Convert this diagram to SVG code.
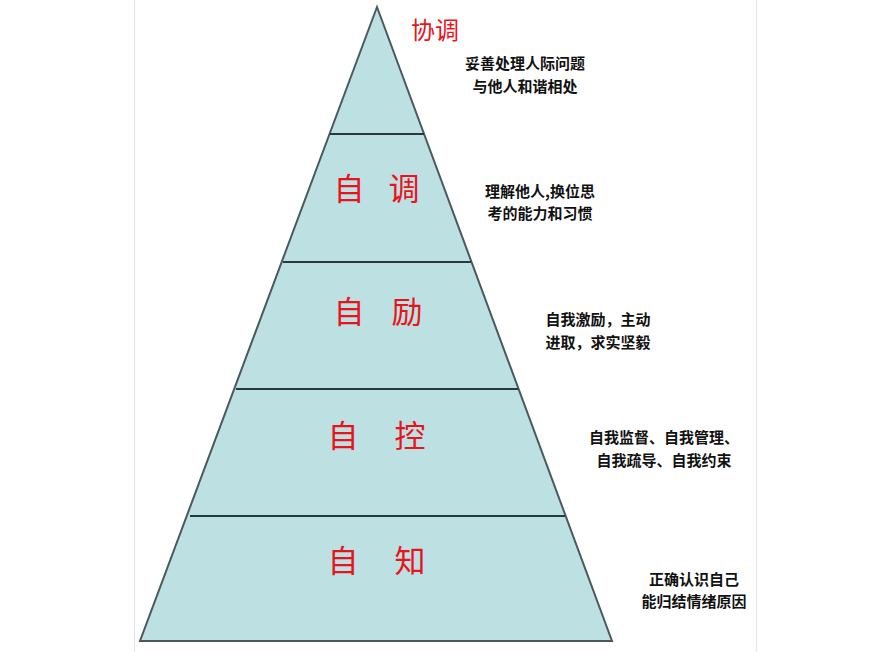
<svg xmlns="http://www.w3.org/2000/svg" width="893" height="652" viewBox="0 0 893 652">
<style>
.lvl{font-family:"Liberation Serif","Noto Sans CJK SC",serif;font-size:31px;fill:#e8141c;text-anchor:middle}
.d{font-family:"Noto Sans CJK SC",sans-serif;font-size:15px;font-weight:bold;fill:#111;text-anchor:middle}
.sep{stroke:#2a3a3a;stroke-width:2}
</style>
<rect width="893" height="652" fill="#fff"/>
<rect x="134.5" y="-1" width="622" height="660" fill="none" stroke="#e4e4e4"/>
<g id="pyramid">
<polygon points="377,7 612,641 140,641" fill="#bde0e3" stroke="#4a5a5c" stroke-width="2"/>
</g>
<g id="connectors">
<line class="sep" x1="330" y1="134" x2="424" y2="134"/>
<line class="sep" x1="283" y1="262" x2="471" y2="262"/>
<line class="sep" x1="236" y1="389" x2="518" y2="389"/>
<line class="sep" x1="190" y1="516" x2="565" y2="516"/>
</g>
<g id="n1"><text x="435" y="39" class="lvl" style="font-size:24px">协调</text>
<text class="d" x="525" y="69">妥善处理人际问题</text><text class="d" x="525" y="92">与他人和谐相处</text></g>
<g id="n2"><text x="349" y="200" class="lvl">自</text><text x="404" y="200" class="lvl">调</text>
<text class="d" x="540" y="197">理解他人,换位思</text><text class="d" x="540" y="219">考的能力和习惯</text></g>
<g id="n3"><text x="349" y="323" class="lvl">自</text><text x="407" y="323" class="lvl">励</text>
<text class="d" x="598" y="325">自我激励，主动</text><text class="d" x="598" y="348">进取，求实坚毅</text></g>
<g id="n4"><text x="343" y="447" class="lvl">自</text><text x="410" y="447" class="lvl">控</text>
<text class="d" x="664" y="443">自我监督、自我管理、</text><text class="d" x="664" y="466">自我疏导、自我约束</text></g>
<g id="n5"><text x="343" y="572" class="lvl">自</text><text x="410" y="572" class="lvl">知</text>
<text class="d" x="694" y="585">正确认识自己</text><text class="d" x="694" y="607">能归结情绪原因</text></g>
</svg>
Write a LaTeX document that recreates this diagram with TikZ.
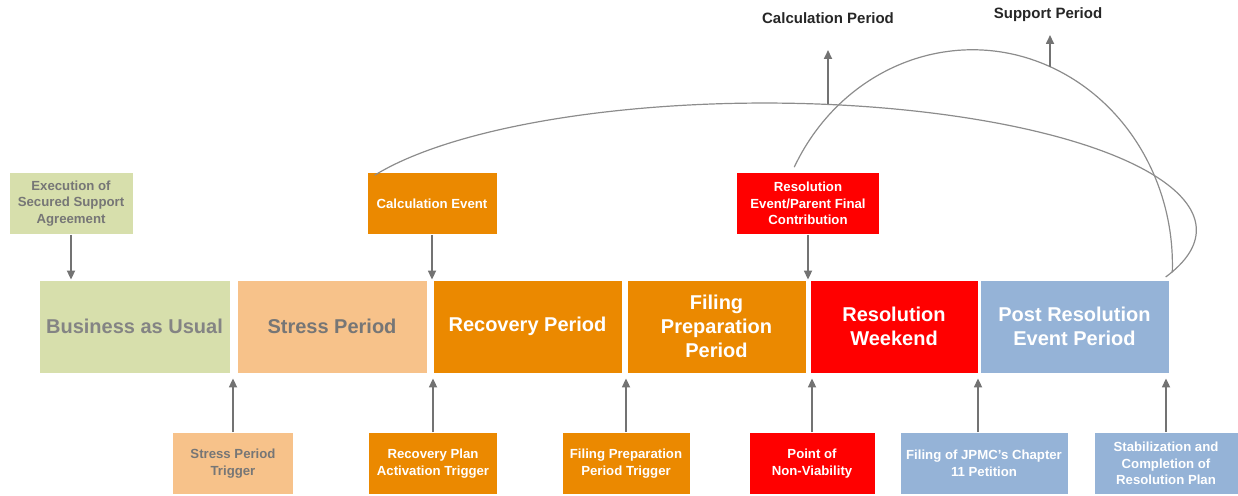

* YOUR INSTRUCTIONS
An exact transcription of all the entries is required, without the pictures.

* WRITTEN ANSWER
Convert this diagram to SVG code.
<svg xmlns="http://www.w3.org/2000/svg" width="893" height="652" viewBox="0 0 893 652">
<style>
.lvl{font-family:"Liberation Serif","Noto Sans CJK SC",serif;font-size:31px;fill:#e8141c;text-anchor:middle}
.d{font-family:"Noto Sans CJK SC",sans-serif;font-size:15px;font-weight:bold;fill:#111;text-anchor:middle}
.sep{stroke:#2a3a3a;stroke-width:2}
</style>
<rect width="893" height="652" fill="#fff"/>
<rect x="134.5" y="-1" width="622" height="660" fill="none" stroke="#e4e4e4"/>
<g id="pyramid">
<polygon points="377,7 612,641 140,641" fill="#bde0e3" stroke="#4a5a5c" stroke-width="2"/>
</g>
<g id="connectors">
<line class="sep" x1="330" y1="134" x2="424" y2="134"/>
<line class="sep" x1="283" y1="262" x2="471" y2="262"/>
<line class="sep" x1="236" y1="389" x2="518" y2="389"/>
<line class="sep" x1="190" y1="516" x2="565" y2="516"/>
</g>
<g id="n1"><text x="435" y="39" class="lvl" style="font-size:24px">协调</text>
<text class="d" x="525" y="69">妥善处理人际问题</text><text class="d" x="525" y="92">与他人和谐相处</text></g>
<g id="n2"><text x="349" y="200" class="lvl">自</text><text x="404" y="200" class="lvl">调</text>
<text class="d" x="540" y="197">理解他人,换位思</text><text class="d" x="540" y="219">考的能力和习惯</text></g>
<g id="n3"><text x="349" y="323" class="lvl">自</text><text x="407" y="323" class="lvl">励</text>
<text class="d" x="598" y="325">自我激励，主动</text><text class="d" x="598" y="348">进取，求实坚毅</text></g>
<g id="n4"><text x="343" y="447" class="lvl">自</text><text x="410" y="447" class="lvl">控</text>
<text class="d" x="664" y="443">自我监督、自我管理、</text><text class="d" x="664" y="466">自我疏导、自我约束</text></g>
<g id="n5"><text x="343" y="572" class="lvl">自</text><text x="410" y="572" class="lvl">知</text>
<text class="d" x="694" y="585">正确认识自己</text><text class="d" x="694" y="607">能归结情绪原因</text></g>
</svg>
Write a LaTeX document that recreates this diagram with TikZ.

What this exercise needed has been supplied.